* BEGIN *

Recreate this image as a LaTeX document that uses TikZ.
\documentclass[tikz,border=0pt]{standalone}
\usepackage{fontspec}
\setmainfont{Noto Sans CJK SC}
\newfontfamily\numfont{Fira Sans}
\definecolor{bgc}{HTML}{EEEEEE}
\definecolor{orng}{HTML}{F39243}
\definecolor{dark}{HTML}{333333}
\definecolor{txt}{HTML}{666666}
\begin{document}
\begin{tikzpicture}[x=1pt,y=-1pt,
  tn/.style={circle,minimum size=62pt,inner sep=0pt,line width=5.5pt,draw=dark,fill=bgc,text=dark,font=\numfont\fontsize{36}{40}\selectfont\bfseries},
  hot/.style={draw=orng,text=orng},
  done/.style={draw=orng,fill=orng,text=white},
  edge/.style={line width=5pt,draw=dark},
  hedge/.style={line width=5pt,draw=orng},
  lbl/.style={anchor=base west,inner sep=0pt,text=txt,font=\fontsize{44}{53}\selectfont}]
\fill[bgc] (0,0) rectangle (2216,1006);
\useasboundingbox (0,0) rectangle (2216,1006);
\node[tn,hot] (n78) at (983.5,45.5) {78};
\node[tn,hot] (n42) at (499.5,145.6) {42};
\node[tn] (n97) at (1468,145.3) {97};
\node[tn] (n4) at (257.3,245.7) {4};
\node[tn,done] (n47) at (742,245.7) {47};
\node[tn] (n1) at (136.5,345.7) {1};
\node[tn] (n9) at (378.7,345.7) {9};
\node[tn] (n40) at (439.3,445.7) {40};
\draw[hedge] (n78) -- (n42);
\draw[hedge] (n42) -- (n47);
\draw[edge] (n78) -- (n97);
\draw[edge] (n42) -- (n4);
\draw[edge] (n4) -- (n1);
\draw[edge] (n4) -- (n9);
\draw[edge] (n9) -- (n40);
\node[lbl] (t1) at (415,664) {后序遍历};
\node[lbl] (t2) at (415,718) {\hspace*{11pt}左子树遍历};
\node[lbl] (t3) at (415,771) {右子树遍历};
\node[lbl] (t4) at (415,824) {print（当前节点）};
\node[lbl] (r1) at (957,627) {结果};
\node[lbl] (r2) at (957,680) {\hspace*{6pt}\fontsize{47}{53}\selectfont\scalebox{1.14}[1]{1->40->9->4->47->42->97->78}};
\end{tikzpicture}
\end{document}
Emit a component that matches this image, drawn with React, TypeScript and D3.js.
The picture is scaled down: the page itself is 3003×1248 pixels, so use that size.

* END *

◆ **EXERCISE**: Nothing may be left out: return each entry exactly as it reads.

◆ **SOLVED EXERCISE**:
Recreate this image as a LaTeX document that uses TikZ.
\documentclass[tikz,border=0pt]{standalone}
\usepackage{fontspec}
\setmainfont{Noto Sans CJK SC}
\newfontfamily\numfont{Fira Sans}
\definecolor{bgc}{HTML}{EEEEEE}
\definecolor{orng}{HTML}{F39243}
\definecolor{dark}{HTML}{333333}
\definecolor{txt}{HTML}{666666}
\begin{document}
\begin{tikzpicture}[x=1pt,y=-1pt,
  tn/.style={circle,minimum size=62pt,inner sep=0pt,line width=5.5pt,draw=dark,fill=bgc,text=dark,font=\numfont\fontsize{36}{40}\selectfont\bfseries},
  hot/.style={draw=orng,text=orng},
  done/.style={draw=orng,fill=orng,text=white},
  edge/.style={line width=5pt,draw=dark},
  hedge/.style={line width=5pt,draw=orng},
  lbl/.style={anchor=base west,inner sep=0pt,text=txt,font=\fontsize{44}{53}\selectfont}]
\fill[bgc] (0,0) rectangle (2216,1006);
\useasboundingbox (0,0) rectangle (2216,1006);
\node[tn,hot] (n78) at (983.5,45.5) {78};
\node[tn,hot] (n42) at (499.5,145.6) {42};
\node[tn] (n97) at (1468,145.3) {97};
\node[tn] (n4) at (257.3,245.7) {4};
\node[tn,done] (n47) at (742,245.7) {47};
\node[tn] (n1) at (136.5,345.7) {1};
\node[tn] (n9) at (378.7,345.7) {9};
\node[tn] (n40) at (439.3,445.7) {40};
\draw[hedge] (n78) -- (n42);
\draw[hedge] (n42) -- (n47);
\draw[edge] (n78) -- (n97);
\draw[edge] (n42) -- (n4);
\draw[edge] (n4) -- (n1);
\draw[edge] (n4) -- (n9);
\draw[edge] (n9) -- (n40);
\node[lbl] (t1) at (415,664) {后序遍历};
\node[lbl] (t2) at (415,718) {\hspace*{11pt}左子树遍历};
\node[lbl] (t3) at (415,771) {右子树遍历};
\node[lbl] (t4) at (415,824) {print（当前节点）};
\node[lbl] (r1) at (957,627) {结果};
\node[lbl] (r2) at (957,680) {\hspace*{6pt}\fontsize{47}{53}\selectfont\scalebox{1.14}[1]{1->40->9->4->47->42->97->78}};
\end{tikzpicture}
\end{document}
Emit a component that matches this image, drawn with React, TypeScript and D3.js.
The picture is scaled down: the page itself is 3003×1248 pixels, so use that size.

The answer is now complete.